Mit Bescheid vom 28. März 1995 und Widerspruchsbescheid vom 26. Juni 1995 lehnte das VersorgA die Erstattung der Kosten für
die Krankenhausbehandlung mit der Begründung ab, die Klägerin sei nicht berechtigt, für den bisherigen Beigeladenen die Feststellung
von Ansprüchen nach dem
OEG zu betreiben. Erstattungsberechtigte Sozialleistungsträger hätten nach § 91a
Bundessozialhilfegesetz (BSHG) lediglich das Recht, im Rahmen bereits bestehender Versorgungsverhältnisse Anträge zu stellen.
Das Sozialgericht Karlsruhe (SG) hat den Bescheid vom 28. März 1995 idF des Widerspruchsbescheides vom 26. Juni 1995 aufgehoben sowie den Beklagten verurteilt,
der klagenden Stadt die Kosten für die Heilbehandlung zu erstatten. Das Landessozialgericht (LSG) hat die Berufung zurückgewiesen.

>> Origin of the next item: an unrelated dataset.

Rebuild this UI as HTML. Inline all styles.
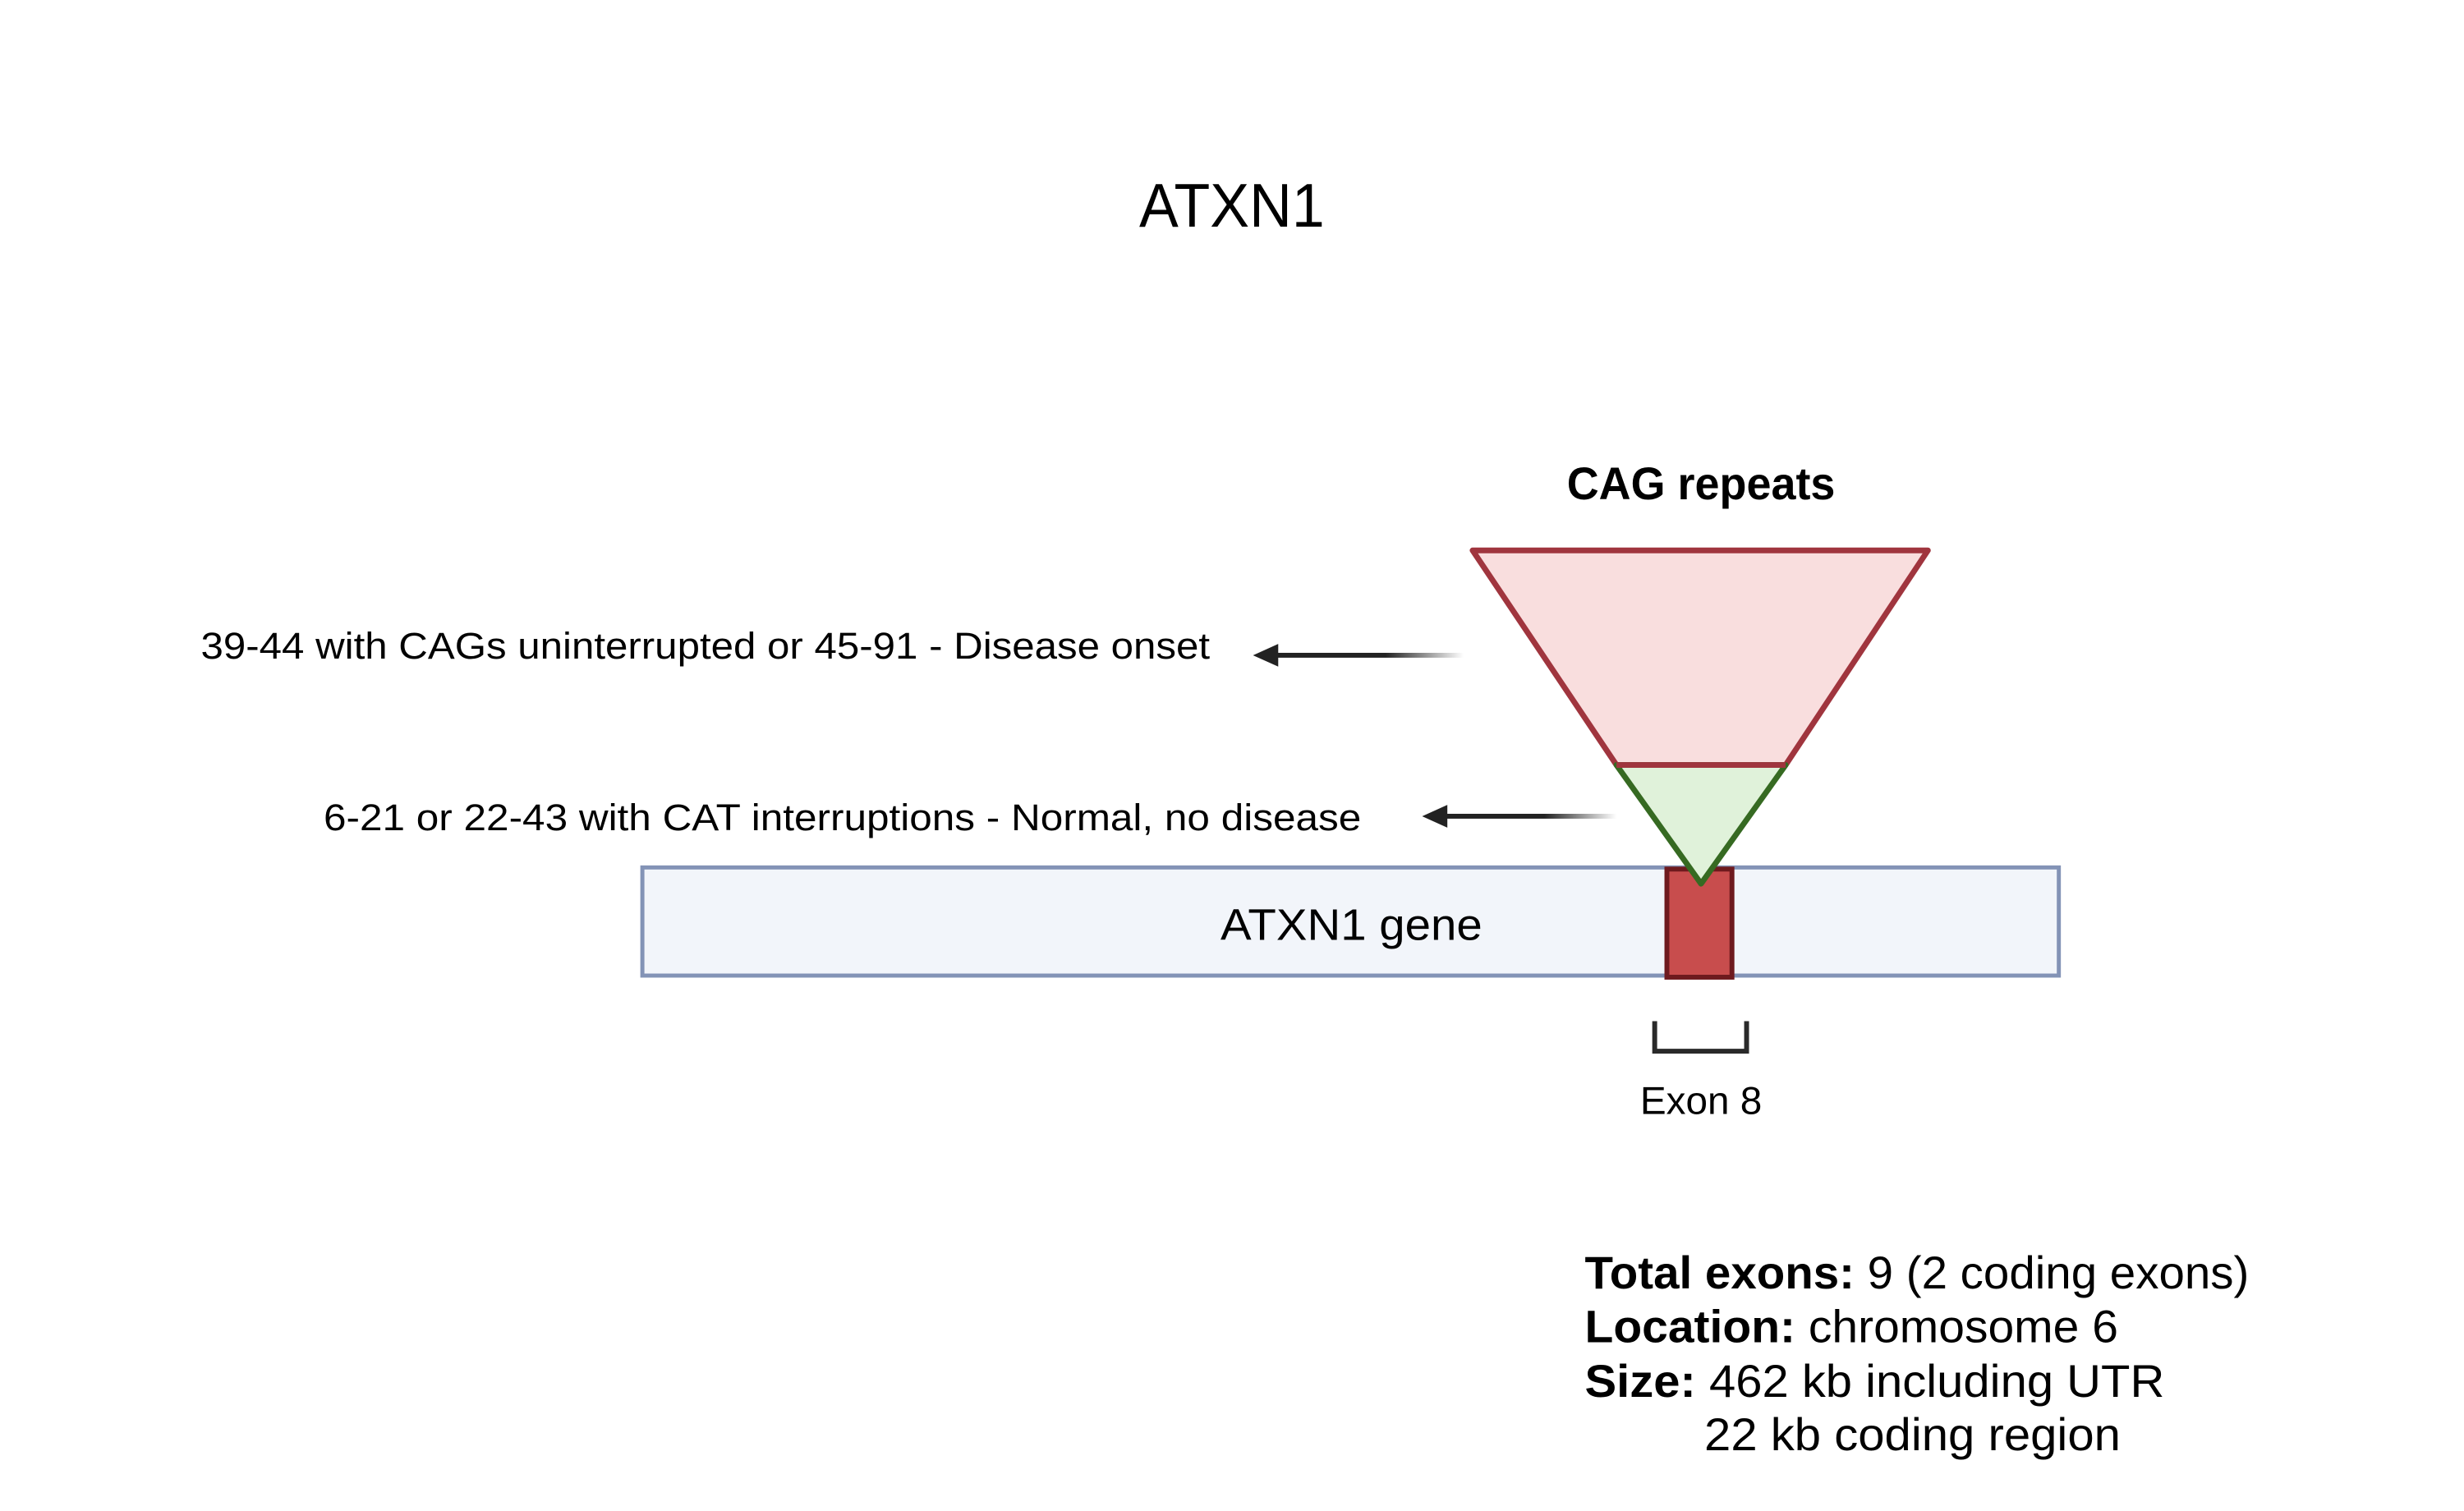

Zur Begründung hat es im wesentlichen ausgeführt: Die Träger der Sozialhilfe hätten nach § 91a
BSHG das Recht, für einen Dritten die Feststellung von Sozialleistungen zu betreiben, unabhängig davon, ob der für die jeweilige
Leistung zu stellende Antrag materielle Voraussetzung für die Sozialleistung sei oder nicht. Die Zustimmung des Hilfeempfängers
sei nicht erforderlich.
Mit der - vom LSG zugelassenen Revision - rügt der Beklagte eine Verletzung des § 91a
BSHG und macht ua geltend: Der Anspruch auf Versorgung nach dem
OEG setze nicht nur die Verwirklichung des gesetzlichen Tatbestandes voraus, sondern auch einen Antrag des Gewaltopfers. Insoweit
stehe dem Berechtigten ein persönlichkeitsgebundenes Recht zu, das die freie Entscheidung darüber umfasse, ob und ggf wann
er einen Versorgungsantrag stellen wolle. Deshalb könnten Sozialhilfeträger nur Leistungen beanspruchen, die sich aus einem
bereits entstandenen Versorgungsanspruch herleiten ließen. Das gelte auch, wenn der Geschädigte zunächst von der Stellung
eines Antrages absehe und erst später von seinem höchstpersönlichen Recht Gebrauch mache. Im übrigen sei hier die einjährige
Schutzfrist nach § 60 Abs 1
Bundesversorgungsgesetz (BVG) bereits im Zeitpunkt der Antragstellung durch den Berechtigten verstrichen gewesen, so daß die Klägerin mit dem von ihr
geltend gemachten Erstattungsanspruch keinen Erfolg haben könne.
Der Beklagte beantragt,
die Urteile des Landessozialgerichts Baden-Württemberg vom 11. November 1996 und des Sozialgerichts Karlsruhe vom 24. Januar
1996 aufzuheben und die Klage abzuweisen.
Die Klägerin beantragt,
die Revision zurückzuweisen.
Sie hält das angefochtene Urteil für zutreffend.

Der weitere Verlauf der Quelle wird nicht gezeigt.